*Stated task*. Each line below must be set down exactly; omit any image you find.

*Source data*.
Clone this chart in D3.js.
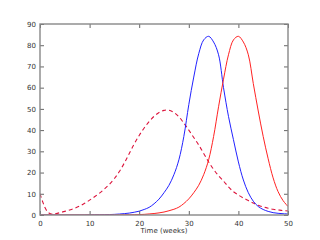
<!DOCTYPE html>
<html>
<head>
<meta charset="utf-8">
<script src="https://cdn.jsdelivr.net/npm/d3@7"></script>
<style>
  html, body { margin: 0; padding: 0; background: #fff; }
  svg text { font-family: "DejaVu Sans", sans-serif; fill: #333; }
</style>
</head>
<body>
<div id="chart"></div>
<script>
// semanas 0..50 para las dos curvas solidas
const weeks = d3.range(0, 51);

const blueSeries = [
  0, 0, 0, 0, 0, 0, 0, 0, 0, 0,
  0.05, 0.1, 0.1, 0.15, 0.2, 0.3, 0.45, 0.65, 0.9, 1.3,
  1.8, 2.6, 3.6, 5.3, 7.5, 10.5, 14, 19, 26, 37,
  52, 65, 76, 82.5, 84.2, 81.5, 75.5, 60, 46.5, 35.5,
  25, 16.5, 10.5, 6.5, 4, 2.6, 1.7, 1.1, 0.8, 0.6,
  0.5
];

const redSeries = [
  0, 0, 0, 0, 0, 0, 0, 0, 0, 0,
  0, 0, 0, 0, 0, 0, 0.05, 0.1, 0.1, 0.15,
  0.2, 0.3, 0.5, 0.7, 1.0, 1.4, 2.0, 2.7, 3.7, 5.4,
  7.6, 10.5, 14, 19, 26, 37, 51, 64, 75.5, 82.5,
  84.2, 81.5, 75.5, 62, 49, 37, 26.5, 17.5, 11, 6.8,
  4
];

// curva discontinua (con puntos extra cerca de t=0)
const dashedWeeks = [
  0, 0.5, 1, 1.5, 2, 2.5, 3, 4, 5, 6, 7, 8, 9, 10,
  11, 12, 13, 14, 15, 16, 17, 18, 19, 20,
  21, 22, 23, 24, 25, 26, 27, 28, 29, 30,
  31, 32, 33, 34, 35, 36, 37, 38, 39, 40,
  41, 42, 43, 44, 45, 46, 47, 48, 49, 50
];
const dashedSeries = [
  10, 6.5, 3.5, 1.6, 0.7, 0.4, 0.5, 1.1, 1.7, 2.4, 3.2, 4.2, 5.5, 7.0,
  8.6, 10.3, 12.3, 14.5, 17.2, 20.5, 24.5, 29, 33.5, 37.5,
  41, 44, 46.5, 48.3, 49.3, 49.4, 48.3, 46.3, 43.3, 40,
  36.5, 33, 29, 25, 21.5, 18.5, 16, 13.2, 11, 9.4,
  8, 6.8, 5.6, 4.6, 3.8, 3.2, 2.7, 2.4, 2.1, 1.9
];

const xTicks = [0, 10, 20, 30, 40, 50];
const yTicks = [0, 10, 20, 30, 40, 50, 60, 70, 80, 90];
const xLabel = 'Time (weeks)';

const W = 320, H = 240;
const m = { left: 40, right: 288, top: 24, bottom: 215 };

const x = d3.scaleLinear().domain([0, 50]).range([m.left, m.right]);
const y = d3.scaleLinear().domain([0, 90]).range([m.bottom, m.top]);

const svg = d3.select('#chart').append('svg')
    .attr('width', W).attr('height', H);

const plot = svg.append('g');
plot.append('clipPath').attr('id', 'clip')
    .append('rect')
    .attr('x', m.left).attr('y', m.top)
    .attr('width', m.right - m.left).attr('height', m.bottom - m.top);

const line = d3.line()
    .x(d => x(d[0])).y(d => y(d[1]))
    .curve(d3.curveCatmullRom.alpha(0.5));

const curves = plot.append('g').attr('clip-path', 'url(#clip)');

curves.append('path')
    .datum(dashedWeeks.map((t, i) => [t, dashedSeries[i]]))
    .attr('d', line)
    .attr('fill', 'none').attr('stroke', '#dc143c')
    .attr('stroke-width', 1.1).attr('stroke-dasharray', '4,3');

curves.append('path')
    .datum(weeks.map((t, i) => [t, blueSeries[i]]))
    .attr('d', line)
    .attr('fill', 'none').attr('stroke', '#2222ff').attr('stroke-width', 1);

curves.append('path')
    .datum(weeks.map((t, i) => [t, redSeries[i]]))
    .attr('d', line)
    .attr('fill', 'none').attr('stroke', '#ff2222').attr('stroke-width', 1);

// ejes con ticks hacia dentro en los cuatro lados
const tickLen = 4;
const axisColor = '#666';

const xB = d3.axisBottom(x).tickValues(xTicks).tickSizeInner(-tickLen).tickSizeOuter(0).tickPadding(6);
const xT = d3.axisTop(x).tickValues(xTicks).tickSizeInner(-tickLen).tickSizeOuter(0).tickFormat('');
const yL = d3.axisLeft(y).tickValues(yTicks).tickSizeInner(-tickLen).tickSizeOuter(0).tickPadding(4);
const yR = d3.axisRight(y).tickValues(yTicks).tickSizeInner(-tickLen).tickSizeOuter(0).tickFormat('');

const styleAxis = g => {
    g.select('.domain').remove();
    g.selectAll('.tick line').attr('stroke', axisColor).attr('stroke-width', 1);
    g.selectAll('.tick text')
        .style('font-size', '7px')
        .style('font-family', '"DejaVu Sans", sans-serif')
        .attr('fill', '#333');
};

plot.append('g').attr('transform', `translate(0,${m.bottom})`).call(xB).call(styleAxis);
plot.append('g').attr('transform', `translate(0,${m.top})`).call(xT).call(styleAxis);
plot.append('g').attr('transform', `translate(${m.left},0)`).call(yL).call(styleAxis);
plot.append('g').attr('transform', `translate(${m.right},0)`).call(yR).call(styleAxis);

// marco
plot.append('rect')
    .attr('x', m.left).attr('y', m.top)
    .attr('width', m.right - m.left).attr('height', m.bottom - m.top)
    .attr('fill', 'none').attr('stroke', '#888').attr('stroke-width', 1.4);

svg.append('text')
    .attr('x', (m.left + m.right) / 2).attr('y', 233)
    .attr('text-anchor', 'middle')
    .style('font-size', '7px')
    .text(xLabel);
</script>
</body>
</html>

*Solution*.
Clone this chart in D3.js.
<!DOCTYPE html>
<html>
<head>
<meta charset="utf-8">
<script src="https://cdn.jsdelivr.net/npm/d3@7"></script>
<style>
  html, body { margin: 0; padding: 0; background: #fff; }
  svg text { font-family: "DejaVu Sans", sans-serif; fill: #333; }
</style>
</head>
<body>
<div id="chart"></div>
<script>
// semanas 0..50 para las dos curvas solidas
const weeks = d3.range(0, 51);

const blueSeries = [
  0, 0, 0, 0, 0, 0, 0, 0, 0, 0,
  0.05, 0.1, 0.1, 0.15, 0.2, 0.3, 0.45, 0.65, 0.9, 1.3,
  1.8, 2.6, 3.6, 5.3, 7.5, 10.5, 14, 19, 26, 37,
  52, 65, 76, 82.5, 84.2, 81.5, 75.5, 60, 46.5, 35.5,
  25, 16.5, 10.5, 6.5, 4, 2.6, 1.7, 1.1, 0.8, 0.6,
  0.5
];

const redSeries = [
  0, 0, 0, 0, 0, 0, 0, 0, 0, 0,
  0, 0, 0, 0, 0, 0, 0.05, 0.1, 0.1, 0.15,
  0.2, 0.3, 0.5, 0.7, 1.0, 1.4, 2.0, 2.7, 3.7, 5.4,
  7.6, 10.5, 14, 19, 26, 37, 51, 64, 75.5, 82.5,
  84.2, 81.5, 75.5, 62, 49, 37, 26.5, 17.5, 11, 6.8,
  4
];

// curva discontinua (con puntos extra cerca de t=0)
const dashedWeeks = [
  0, 0.5, 1, 1.5, 2, 2.5, 3, 4, 5, 6, 7, 8, 9, 10,
  11, 12, 13, 14, 15, 16, 17, 18, 19, 20,
  21, 22, 23, 24, 25, 26, 27, 28, 29, 30,
  31, 32, 33, 34, 35, 36, 37, 38, 39, 40,
  41, 42, 43, 44, 45, 46, 47, 48, 49, 50
];
const dashedSeries = [
  10, 6.5, 3.5, 1.6, 0.7, 0.4, 0.5, 1.1, 1.7, 2.4, 3.2, 4.2, 5.5, 7.0,
  8.6, 10.3, 12.3, 14.5, 17.2, 20.5, 24.5, 29, 33.5, 37.5,
  41, 44, 46.5, 48.3, 49.3, 49.4, 48.3, 46.3, 43.3, 40,
  36.5, 33, 29, 25, 21.5, 18.5, 16, 13.2, 11, 9.4,
  8, 6.8, 5.6, 4.6, 3.8, 3.2, 2.7, 2.4, 2.1, 1.9
];

const xTicks = [0, 10, 20, 30, 40, 50];
const yTicks = [0, 10, 20, 30, 40, 50, 60, 70, 80, 90];
const xLabel = 'Time (weeks)';

const W = 320, H = 240;
const m = { left: 40, right: 288, top: 24, bottom: 215 };

const x = d3.scaleLinear().domain([0, 50]).range([m.left, m.right]);
const y = d3.scaleLinear().domain([0, 90]).range([m.bottom, m.top]);

const svg = d3.select('#chart').append('svg')
    .attr('width', W).attr('height', H);

const plot = svg.append('g');
plot.append('clipPath').attr('id', 'clip')
    .append('rect')
    .attr('x', m.left).attr('y', m.top)
    .attr('width', m.right - m.left).attr('height', m.bottom - m.top);

const line = d3.line()
    .x(d => x(d[0])).y(d => y(d[1]))
    .curve(d3.curveCatmullRom.alpha(0.5));

const curves = plot.append('g').attr('clip-path', 'url(#clip)');

curves.append('path')
    .datum(dashedWeeks.map((t, i) => [t, dashedSeries[i]]))
    .attr('d', line)
    .attr('fill', 'none').attr('stroke', '#dc143c')
    .attr('stroke-width', 1.1).attr('stroke-dasharray', '4,3');

curves.append('path')
    .datum(weeks.map((t, i) => [t, blueSeries[i]]))
    .attr('d', line)
    .attr('fill', 'none').attr('stroke', '#2222ff').attr('stroke-width', 1);

curves.append('path')
    .datum(weeks.map((t, i) => [t, redSeries[i]]))
    .attr('d', line)
    .attr('fill', 'none').attr('stroke', '#ff2222').attr('stroke-width', 1);

// ejes con ticks hacia dentro en los cuatro lados
const tickLen = 4;
const axisColor = '#666';

const xB = d3.axisBottom(x).tickValues(xTicks).tickSizeInner(-tickLen).tickSizeOuter(0).tickPadding(6);
const xT = d3.axisTop(x).tickValues(xTicks).tickSizeInner(-tickLen).tickSizeOuter(0).tickFormat('');
const yL = d3.axisLeft(y).tickValues(yTicks).tickSizeInner(-tickLen).tickSizeOuter(0).tickPadding(4);
const yR = d3.axisRight(y).tickValues(yTicks).tickSizeInner(-tickLen).tickSizeOuter(0).tickFormat('');

const styleAxis = g => {
    g.select('.domain').remove();
    g.selectAll('.tick line').attr('stroke', axisColor).attr('stroke-width', 1);
    g.selectAll('.tick text')
        .style('font-size', '7px')
        .style('font-family', '"DejaVu Sans", sans-serif')
        .attr('fill', '#333');
};

plot.append('g').attr('transform', `translate(0,${m.bottom})`).call(xB).call(styleAxis);
plot.append('g').attr('transform', `translate(0,${m.top})`).call(xT).call(styleAxis);
plot.append('g').attr('transform', `translate(${m.left},0)`).call(yL).call(styleAxis);
plot.append('g').attr('transform', `translate(${m.right},0)`).call(yR).call(styleAxis);

// marco
plot.append('rect')
    .attr('x', m.left).attr('y', m.top)
    .attr('width', m.right - m.left).attr('height', m.bottom - m.top)
    .attr('fill', 'none').attr('stroke', '#888').attr('stroke-width', 1.4);

svg.append('text')
    .attr('x', (m.left + m.right) / 2).attr('y', 233)
    .attr('text-anchor', 'middle')
    .style('font-size', '7px')
    .text(xLabel);
</script>
</body>
</html>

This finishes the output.